W całej powojennej historii świata nie było tylu uchodźców

Jak podaje Biuro Wysokiego Komisarza do spraw Uchodźców (UNHCR) w corocznym raporcie Global Trends, liczba uchodźców, osób poszukujących azylu i wysiedlonych na świecie wzrosła do 50 mln – taka ilość w czasach powojennych nie była spotykana.

 

Duży udział w masowym przesiedlaniu ma wojna w Syrii, z powodu której w zeszłym roku 2,5 mln ludzi zostało uchodźcami. Duże zmiany w tej kwestii zaszły też w Republice Środkowoafrykańskiej oraz Sudanie Południowym.
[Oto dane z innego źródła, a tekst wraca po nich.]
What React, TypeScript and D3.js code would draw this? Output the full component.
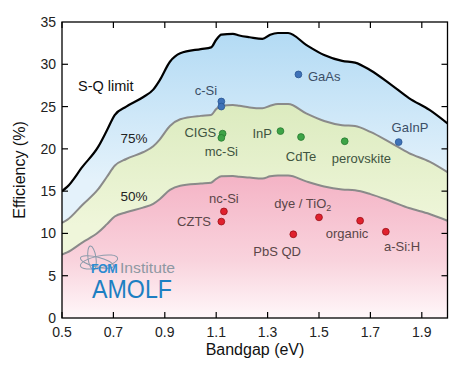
import React from "react";
import * as d3 from "d3";

const bandgap = [0.5, 0.52, 0.58, 0.64, 0.675, 0.705, 0.75, 0.815, 0.855, 0.88, 0.92, 0.96, 1.04, 1.08, 1.1, 1.12, 1.165, 1.19, 1.23, 1.28, 1.31, 1.34, 1.38, 1.45, 1.52, 1.59, 1.64, 1.7, 1.78, 1.85, 1.93, 2.0];
const sqLimit = [15.0, 15.5, 17.9, 20.2, 22.2, 24.0, 25.0, 26.1, 27.0, 28.1, 30.3, 31.3, 31.8, 32.0, 32.9, 33.5, 33.6, 33.4, 33.2, 33.0, 33.5, 33.7, 33.7, 32.3, 31.1, 30.4, 30.2, 29.3, 27.6, 26.0, 24.6, 23.0];
const limit75 = [11.25, 11.6, 13.4, 15.2, 16.7, 18.0, 18.8, 19.6, 20.3, 21.1, 22.7, 23.5, 23.9, 24.0, 24.7, 25.1, 25.2, 25.1, 24.9, 24.8, 25.1, 25.3, 25.3, 24.2, 23.3, 22.8, 22.7, 22.0, 20.7, 19.5, 18.5, 17.25];
const limit50 = [7.5, 7.75, 8.95, 10.1, 11.1, 12.0, 12.5, 13.05, 13.5, 14.05, 15.15, 15.65, 15.9, 16.0, 16.45, 16.75, 16.8, 16.7, 16.6, 16.5, 16.75, 16.85, 16.85, 16.15, 15.55, 15.2, 15.1, 14.65, 13.8, 13.0, 12.3, 11.5];

const cellGap = [1.12, 1.12, 1.42, 1.81, 1.125, 1.12, 1.35, 1.43, 1.6, 1.13, 1.12, 1.4, 1.5, 1.66, 1.76];
const cellEff = [25.6, 25.0, 28.8, 20.8, 21.8, 21.3, 22.1, 21.4, 20.9, 12.6, 11.4, 9.9, 11.9, 11.5, 10.2];
const cellClass = ["blue", "blue", "blue", "blue", "green", "green", "green", "green", "green", "red", "red", "red", "red", "red", "red"];

const labelText = ["c-Si", "GaAs", "GaInP", "CIGS", "mc-Si", "InP", "CdTe", "perovskite", "nc-Si", "CZTS", "PbS QD", "organic", "a-Si:H"];
const labelGap = [1.06, 1.457, 1.854, 1.1, 1.12, 1.317, 1.43, 1.665, 1.13, 1.08, 1.337, 1.609, 1.823];
const labelEff = [26.4, 28.0, 22.0, 21.4, 19.1, 21.3, 18.56, 18.3, 13.6, 10.88, 7.33, 9.46, 7.92];
const labelAnchor = ["middle", "start", "middle", "end", "middle", "end", "middle", "middle", "middle", "end", "middle", "middle", "middle"];
const labelClass = ["blue", "blue", "blue", "green", "green", "green", "green", "green", "red", "red", "red", "red", "red"];

const xTicks = [0.5, 0.7, 0.9, 1.1, 1.3, 1.5, 1.7, 1.9];
const yTicks = [0, 5, 10, 15, 20, 25, 30, 35];

const FONT = "'Liberation Sans', Arial, sans-serif";

export default function App() {
  const W = 475, H = 375;
  const x = d3.scaleLinear().domain([0.5, 2.0]).range([62, 447.5]);
  const y = d3.scaleLinear().domain([0, 35]).range([318, 22]);

  const idx = bandgap.map((_, i) => i);
  const curve = d3.curveMonotoneX;
  const line = (arr: number[]) =>
    d3.line<number>().x((i) => x(bandgap[i])).y((i) => y(arr[i])).curve(curve)(idx) || "";
  const band = (top: number[], bot: number[] | null) =>
    d3
      .area<number>()
      .x((i) => x(bandgap[i]))
      .y0((i) => (bot ? y(bot[i]) : y(0)))
      .y1((i) => y(top[i]))
      .curve(curve)(idx) || "";

  const colors: Record<string, [string, string]> = {
    blue: ["#3f72b8", "#2a5590"],
    green: ["#3ea447", "#277a30"],
    red: ["#e0212e", "#9a1018"],
  };

  const labelColor: Record<string, string> = {
    blue: "#3b4e66",
    green: "#3f5440",
    red: "#5a4648",
  };

  return (
    <svg width={W} height={H} style={{ position: "absolute", left: 0, top: 0, background: "#fff" }} fontFamily={FONT}>
      <defs>
        <linearGradient id="gBlue" gradientUnits="userSpaceOnUse" x1="0" y1="30" x2="0" y2="180">
          <stop offset="0" stopColor="#b2daf4" />
          <stop offset="1" stopColor="#e4f2fb" />
        </linearGradient>
        <linearGradient id="gGreen" gradientUnits="userSpaceOnUse" x1="0" y1="105" x2="0" y2="225">
          <stop offset="0" stopColor="#dcebbf" />
          <stop offset="1" stopColor="#eff6da" />
        </linearGradient>
        <linearGradient id="gPink" gradientUnits="userSpaceOnUse" x1="0" y1="175" x2="0" y2="318">
          <stop offset="0" stopColor="#f4b3c5" />
          <stop offset="0.6" stopColor="#f9d3dd" />
          <stop offset="1" stopColor="#fff7f9" />
        </linearGradient>
        <clipPath id="plotClip">
          <rect x={62} y={22} width={385.5} height={296} />
        </clipPath>
      </defs>

      <g clipPath="url(#plotClip)">
        <path d={band(sqLimit, limit75)} fill="url(#gBlue)" />
        <path d={band(limit75, limit50)} fill="url(#gGreen)" />
        <path d={band(limit50, null)} fill="url(#gPink)" />
        <path d={line(limit50)} fill="none" stroke="#8a8a8a" strokeWidth={2} />
        <path d={line(limit75)} fill="none" stroke="#8a8a8a" strokeWidth={2} />
        <path d={line(sqLimit)} fill="none" stroke="#000" strokeWidth={2.2} strokeLinejoin="round" />
      </g>

      {/* logo */}
      <g>
        <g fill="none" stroke="#8c9bab" strokeWidth={1}>
          <ellipse cx={99} cy={262} rx={19} ry={6} transform="rotate(-12 99 262)" />
          <ellipse cx={97} cy={262} rx={17} ry={5} transform="rotate(14 97 262)" />
          <ellipse cx={92} cy={258} rx={4} ry={12} transform="rotate(-8 92 258)" />
        </g>
        <text x={91} y={273} fontSize={12.5} fontWeight="bold" fill="#2b8bd1" letterSpacing={-0.6}>FOM</text>
        <text x={120} y={273} fontSize={14} fill="#8e98a2" textLength={55} lengthAdjust="spacingAndGlyphs">Institute</text>
        <text x={92} y={298} fontSize={25} fill="#1d7fc2" textLength={80} lengthAdjust="spacingAndGlyphs">AMOLF</text>
      </g>

      {/* band labels */}
      <text x={78} y={91} fontSize={14.5} fill="#111">S-Q limit</text>
      <text x={134} y={143} fontSize={13.5} fill="#222" textAnchor="middle">75%</text>
      <text x={134} y={201} fontSize={13.5} fill="#222" textAnchor="middle">50%</text>

      {labelText.map((t, i) => (
        <text
          key={i}
          x={x(labelGap[i])}
          y={y(labelEff[i])}
          fontSize={13}
          fill={labelColor[labelClass[i]]}
          textAnchor={labelAnchor[i]}
        >
          {t}
        </text>
      ))}
      <text x={x(1.437)} y={y(13.0)} fontSize={13} fill={labelColor.red} textAnchor="middle">
        dye / TiO<tspan fontSize={9} dy={3}>2</tspan>
      </text>

      {cellGap.map((g, i) => (
        <circle
          key={i}
          cx={x(g)}
          cy={y(cellEff[i])}
          r={3.4}
          fill={colors[cellClass[i]][0]}
          stroke={colors[cellClass[i]][1]}
          strokeWidth={0.8}
        />
      ))}

      {/* frame */}
      <rect x={62} y={22} width={385.5} height={296} fill="none" stroke="#000" strokeWidth={1.3} />
      {xTicks.map((t) => (
        <g key={"x" + t}>
          <line x1={x(t)} x2={x(t)} y1={318} y2={312} stroke="#000" strokeWidth={1.2} />
          <line x1={x(t)} x2={x(t)} y1={22} y2={28} stroke="#000" strokeWidth={1.2} />
          <text x={x(t)} y={337} fontSize={14} textAnchor="middle" fill="#222">{t.toFixed(1)}</text>
        </g>
      ))}
      {yTicks.map((t) => (
        <g key={"y" + t}>
          {t > 0 && t < 35 && (
            <>
              <line x1={62} x2={68} y1={y(t)} y2={y(t)} stroke="#000" strokeWidth={1.2} />
              <line x1={447.5} x2={441.5} y1={y(t)} y2={y(t)} stroke="#000" strokeWidth={1.2} />
            </>
          )}
          <text x={56} y={y(t) + 5} fontSize={14} textAnchor="end" fill="#222">{t}</text>
        </g>
      ))}

      <text x={255} y={355} fontSize={16} textAnchor="middle" fill="#111">Bandgap (eV)</text>
      <text transform="translate(25,170) rotate(-90)" fontSize={16} textAnchor="middle" fill="#111">Efficiency (%)</text>
    </svg>
  );
}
– Widzimy ogromne koszta niekończących się wojen oraz nieudanych prób rozwiązania bądź zapobiegania konfliktom – powiedział Wysoki Komisarz do spraw Uchodźców Antonio Guterres. – Pokój jest dziś niebezpiecznie w deficycie. Akcje humanitarne mogą pomagać jako środek łagodzący, ale potrzebne są rozwiązania polityczne. Bez tego, alarmujący poziom konfliktów i masowe cierpienie, które widzimy w tych liczbach, będą trwać nadal – dodał.

Guterres widzi szansę na zmianę we współpracy społeczności międzynarodowej. – Społeczność międzynarodowa musi przezwyciężyć swoje różnice i znaleźć rozwiązania dzisiejszych konfliktów w Południowym Sudanie, Syrii, Republice Środkowoafrykańskiej i w innych miejscach. Do tradycyjnych darczyńców muszą dołączyć nietradycyjni. Ludzi wysiedlonych jest obecnie tyle co cała populacja średnich i dużych krajów takich jak Kolumbia, Hiszpania, Południowa Afryka, czy Sudan – skomentował.

Raport Global Trends jest oparty na podstawie danych z rządów oraz organizacji pozarządowych, jak również własnych materiałów ONZ.